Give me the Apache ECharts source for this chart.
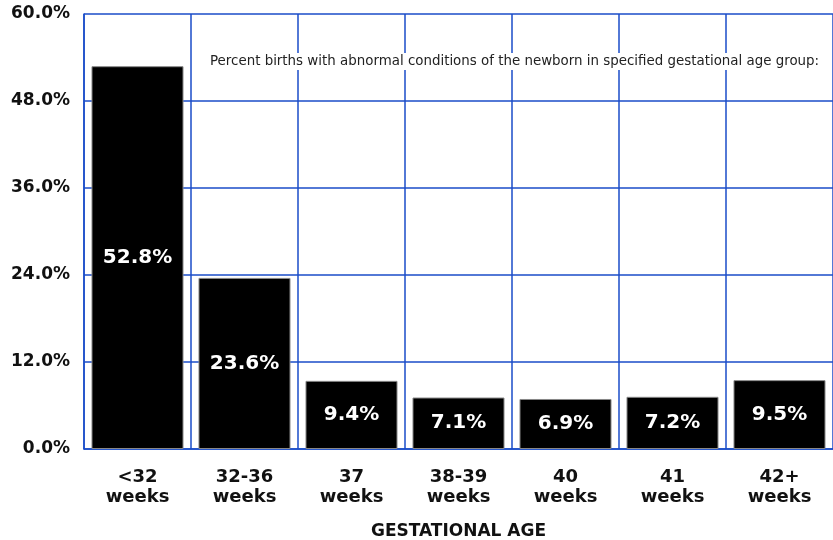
<!DOCTYPE html>
<html>
<head>
<meta charset="utf-8">
<script src="https://cdn.jsdelivr.net/npm/echarts@6/dist/echarts.min.js"></script>
<style>
html,body{margin:0;padding:0;background:#fff;}
#chart{width:833px;height:540px;}
</style>
</head>
<body>
<div id="chart"></div>
<script>
// Gestational age groups and share of births with abnormal newborn conditions
const categories = ['<32\nweeks', '32-36\nweeks', '37\nweeks', '38-39\nweeks', '40\nweeks', '41\nweeks', '42+\nweeks'];
const values = [52.8, 23.6, 9.4, 7.1, 6.9, 7.2, 9.5];
const yTicks = [0, 12, 24, 36, 48, 60];
const note = 'Percent births with abnormal conditions of the newborn in specified gestational age group:';

const font = 'Verdana, "DejaVu Sans", sans-serif';
const gridBlue = '#1a4cc8';
const lineW = 1.5;

const chart = echarts.init(document.getElementById('chart'), null, {renderer: 'canvas'});
chart.setOption({
  animation: false,
  backgroundColor: '#fff',
  grid: {left: 84, right: 0, top: 14, bottom: 91, containLabel: false, outerBoundsMode: 'none'},
  xAxis: {
    type: 'category',
    data: categories,
    name: 'GESTATIONAL AGE',
    nameLocation: 'middle',
    nameGap: 74,
    nameTextStyle: {fontFamily: font, fontWeight: 'bold', fontSize: 17, color: '#111'},
    axisLine: {lineStyle: {color: gridBlue, width: lineW}},
    axisTick: {show: false},
    axisLabel: {fontFamily: font, fontWeight: 'bold', fontSize: 18, color: '#111', lineHeight: 20, margin: 18},
    splitLine: {show: true, lineStyle: {color: gridBlue, width: lineW}}
  },
  yAxis: {
    type: 'value',
    min: yTicks[0],
    max: yTicks[yTicks.length - 1],
    interval: 12,
    axisLine: {show: true, lineStyle: {color: gridBlue, width: lineW}},
    axisTick: {show: false},
    axisLabel: {
      fontFamily: font, fontWeight: 'bold', fontSize: 17, color: '#111', margin: 14,
      formatter: v => v.toFixed(1) + '%'
    },
    splitLine: {show: true, lineStyle: {color: gridBlue, width: lineW}}
  },
  series: [{
    type: 'bar',
    data: values,
    barCategoryGap: '14%',
    itemStyle: {color: '#000', borderColor: '#888', borderWidth: 1},
    label: {
      show: true,
      position: 'inside',
      fontFamily: font,
      fontWeight: 'bold',
      fontSize: 20,
      color: '#fff',
      formatter: p => p.value.toFixed(1) + '%'
    }
  }],
  graphic: [{
    type: 'text',
    left: 208,
    top: 53,
    z: 100,
    style: {
      text: note,
      fontFamily: font,
      fontSize: 13.4,
      fill: '#222',
      backgroundColor: '#fff',
      padding: [2, 2]
    }
  }]
});
</script>
</body>
</html>
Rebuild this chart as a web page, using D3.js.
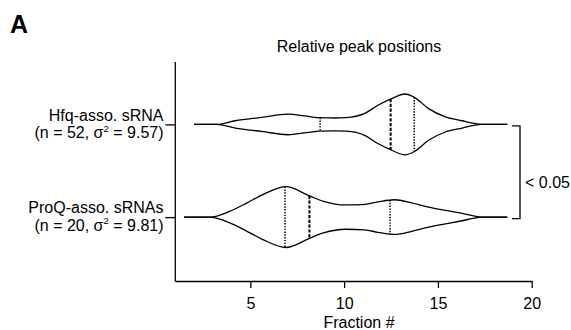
<!DOCTYPE html>
<html>
<head>
<meta charset="utf-8">
<script src="https://cdn.jsdelivr.net/npm/d3@7"></script>
<style>
  html, body { margin: 0; padding: 0; background: #fff; }
  svg { display: block; font-family: "Liberation Sans", Arial, Helvetica, sans-serif; }
</style>
</head>
<body>
<svg id="chart" width="571" height="330"></svg>
<script>
// Groups of small RNAs and their summary statistics
const groups = ["Hfq-asso. sRNA", "ProQ-asso. sRNAs"];
const groupN = [52, 20];
const groupVariance = [9.57, 9.81];

// Kernel density outline of peak positions (relative density, max = 1)
const hfqFraction = [2.0, 3.2, 4.2, 5.6, 7.0, 8.0, 8.7, 9.5, 10.1, 11.1, 11.8, 12.5, 13.25, 13.75, 14.5, 15.4, 16.3, 16.85, 17.35, 18.7];
const hfqDensity  = [0, 0, 0.12, 0.23, 0.34, 0.27, 0.22, 0.21, 0.22, 0.36, 0.63, 0.84, 1.0, 0.89, 0.52, 0.25, 0.12, 0.04, 0, 0];
const proqFraction = [1.47, 2.85, 3.9, 4.8, 5.7, 6.9, 8.15, 8.9, 10.1, 11.1, 11.8, 12.7, 13.6, 14.5, 15.4, 16.3, 16.85, 17.35, 18.7];
const proqDensity  = [0, 0, 0.19, 0.46, 0.75, 1.0, 0.7, 0.52, 0.4, 0.42, 0.5, 0.57, 0.47, 0.33, 0.22, 0.12, 0.045, 0, 0];

// Quartiles: [Q1, median, Q3]
const hfqQuartiles = [8.72, 12.48, 13.74];
const proqQuartiles = [6.85, 8.15, 12.45];

const fractionTicks = [5, 10, 15, 20];
const chartTitle = "Relative peak positions";
const xTitle = "Fraction #";
const pLabel = "< 0.05";
const panelLabel = "A";

const violins = [
  { group: groups[0], fraction: hfqFraction, density: hfqDensity, quartiles: hfqQuartiles },
  { group: groups[1], fraction: proqFraction, density: proqDensity, quartiles: proqQuartiles }
];

const svg = d3.select("#chart");
const plotTop = 62, plotBottom = 281;
const fs = 16;

const x = d3.scaleLinear().domain([1, 20]).range([175.3, 531.7]);
const y = d3.scalePoint().domain(groups).range([124.4, 217.1]);
const w = d3.scaleLinear().domain([0, 1]).range([0, 30.4]);

// Panel letter and title
svg.append("text").attr("x", 10).attr("y", 33)
  .attr("font-size", 25).attr("font-weight", "bold").text(panelLabel);
svg.append("text").attr("x", 359).attr("y", 52.3).attr("text-anchor", "middle")
  .attr("font-size", fs).text(chartTitle);

// X axis
const xAxis = svg.append("g").attr("transform", `translate(0,${plotBottom})`)
  .call(d3.axisBottom(x).tickValues(fractionTicks).tickSize(7).tickSizeOuter(0).tickPadding(10));
xAxis.select(".domain").attr("stroke-width", 1.3);
xAxis.selectAll(".tick line").attr("stroke-width", 1.3);
xAxis.selectAll(".tick text").attr("font-size", fs).attr("font-family", null).attr("fill", "#000");
svg.append("text").attr("x", 359).attr("y", 327.5).attr("text-anchor", "middle")
  .attr("font-size", fs).text(xTitle);

// Y axis: vertical line plus one tick per group
const yAxisX = x(1);
svg.append("line").attr("x1", yAxisX).attr("x2", yAxisX)
  .attr("y1", plotTop).attr("y2", plotBottom + 0.65)
  .attr("stroke", "#000").attr("stroke-width", 1.3);
const yAxis = svg.append("g").attr("transform", `translate(${yAxisX},0)`)
  .call(d3.axisLeft(y).tickSize(10).tickFormat(""));
yAxis.select(".domain").remove();
yAxis.selectAll(".tick line").attr("stroke-width", 1.3);

// Two-line group labels
groups.forEach((g, i) => {
  const t = svg.append("text").attr("text-anchor", "end").attr("font-size", fs);
  t.append("tspan").attr("x", 163.5).attr("y", y(g) - 3.8).text(g);
  const l2 = t.append("tspan").attr("x", 163.5).attr("y", y(g) + 13.8);
  l2.append("tspan").text(`(n = ${groupN[i]}, \u03C3`);
  l2.append("tspan").attr("font-size", 9.5).attr("dy", -6.5).text("2");
  l2.append("tspan").attr("dy", 6.5).text(` = ${groupVariance[i].toFixed(2)})`);
});

// Violins
const outline = d3.line().curve(d3.curveMonotoneX);
violins.forEach(v => {
  const cy = y(v.group);
  const upper = v.fraction.map((f, i) => [x(f), cy - w(v.density[i])]);
  const lower = v.fraction.map((f, i) => [x(f), cy + w(v.density[i])]);
  const g = svg.append("g");
  const top = g.append("path").attr("d", outline(upper))
    .attr("fill", "none").attr("stroke", "#000").attr("stroke-width", 1.3);
  const bot = g.append("path").attr("d", outline(lower))
    .attr("fill", "none").attr("stroke", "#000").attr("stroke-width", 1.3);

  // y of an x-monotone path at a given x
  const yAt = (pathEl, px) => {
    const len = pathEl.getTotalLength();
    let lo = 0, hi = len;
    for (let k = 0; k < 40; k++) {
      const mid = (lo + hi) / 2;
      if (pathEl.getPointAtLength(mid).x < px) lo = mid; else hi = mid;
    }
    return pathEl.getPointAtLength((lo + hi) / 2).y;
  };

  v.quartiles.forEach((q, k) => {
    const px = x(q);
    const isMedian = k === 1;
    g.append("line")
      .attr("x1", px).attr("x2", px)
      .attr("y1", yAt(top.node(), px)).attr("y2", yAt(bot.node(), px))
      .attr("stroke", "#000")
      .attr("stroke-width", isMedian ? 2 : 1.5)
      .attr("stroke-dasharray", isMedian ? "3.2,1.6" : "1.4,1.4");
  });
});

// Significance bracket between the two groups
const by1 = y(groups[0]) + 1.5, by2 = y(groups[1]) + 1.5;
svg.append("path")
  .attr("d", `M512,${by1}H520V${by2}H512`)
  .attr("fill", "none").attr("stroke", "#000").attr("stroke-width", 1.3);
svg.append("text").attr("x", 525).attr("y", 187.5).attr("font-size", fs).text(pLabel);
</script>
</body>
</html>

###

## Set problem
Repeat the lines from where the entries begin to the line with "const lineW = 1.5;", both included. Any picture is left out.

## Response below
Give me the Apache ECharts source for this chart.
<!DOCTYPE html>
<html>
<head>
<meta charset="utf-8">
<script src="https://cdn.jsdelivr.net/npm/echarts@6/dist/echarts.min.js"></script>
<style>
html,body{margin:0;padding:0;background:#fff;}
#chart{width:833px;height:540px;}
</style>
</head>
<body>
<div id="chart"></div>
<script>
// Gestational age groups and share of births with abnormal newborn conditions
const categories = ['<32\nweeks', '32-36\nweeks', '37\nweeks', '38-39\nweeks', '40\nweeks', '41\nweeks', '42+\nweeks'];
const values = [52.8, 23.6, 9.4, 7.1, 6.9, 7.2, 9.5];
const yTicks = [0, 12, 24, 36, 48, 60];
const note = 'Percent births with abnormal conditions of the newborn in specified gestational age group:';

const font = 'Verdana, "DejaVu Sans", sans-serif';
const gridBlue = '#1a4cc8';
const lineW = 1.5;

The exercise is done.